Google Doodle is celebrating the birthday of Robert Louis Balfour Stevenson the creator of Treasure Island, Kidnapped, and the Strange Case of Dr Jekyll and Mr Hyde.
RL Stevenson was a Scottish novelist, poet, essayist and travel writer. Stevenson has been greatly admired by many authors, including Jorge Luis Borges, Ernest Hemingway, Rudyard Kipling, Marcel Schwob, Vladimir Nabokov, J. M. Barrie, and G.K. Chesterton, who said of him that he "seemed to pick the right word up on the point of his pen, like a man playing spillikins."

Stevenson was a celebrity in his own time, but with the rise of modern literature after World War I, he was seen for much of the 20th century as a writer of the second class, relegated to children's literature and horror genres.[66] Condemned by literary figures such as Virginia Woolf (daughter of his early mentor Leslie Stephen) and her husband Leonard, he was gradually excluded from the canon of literature taught in schools.
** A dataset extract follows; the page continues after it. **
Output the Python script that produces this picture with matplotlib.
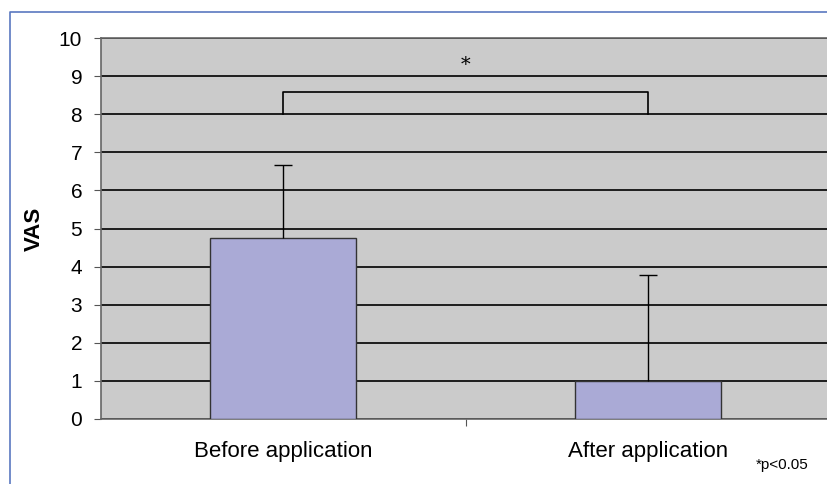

His exclusion reached a height when in the 1973 2,000-page Oxford Anthology of English Literature Stevenson was entirely unmentioned; and the Norton Anthology of English Literature excluded him from 1968 to 2000 (1st–7th editions), including him only in the 8th edition (2006).
The late 20th century saw the start of a re-evaluation of Stevenson as an artist of great range and insight, a literary theorist, an essayist and social critic, a witness to the colonial history of the Pacific Islands, and a humanist.
By remembering him through Doodle, Google has paid the best tribute to this artist.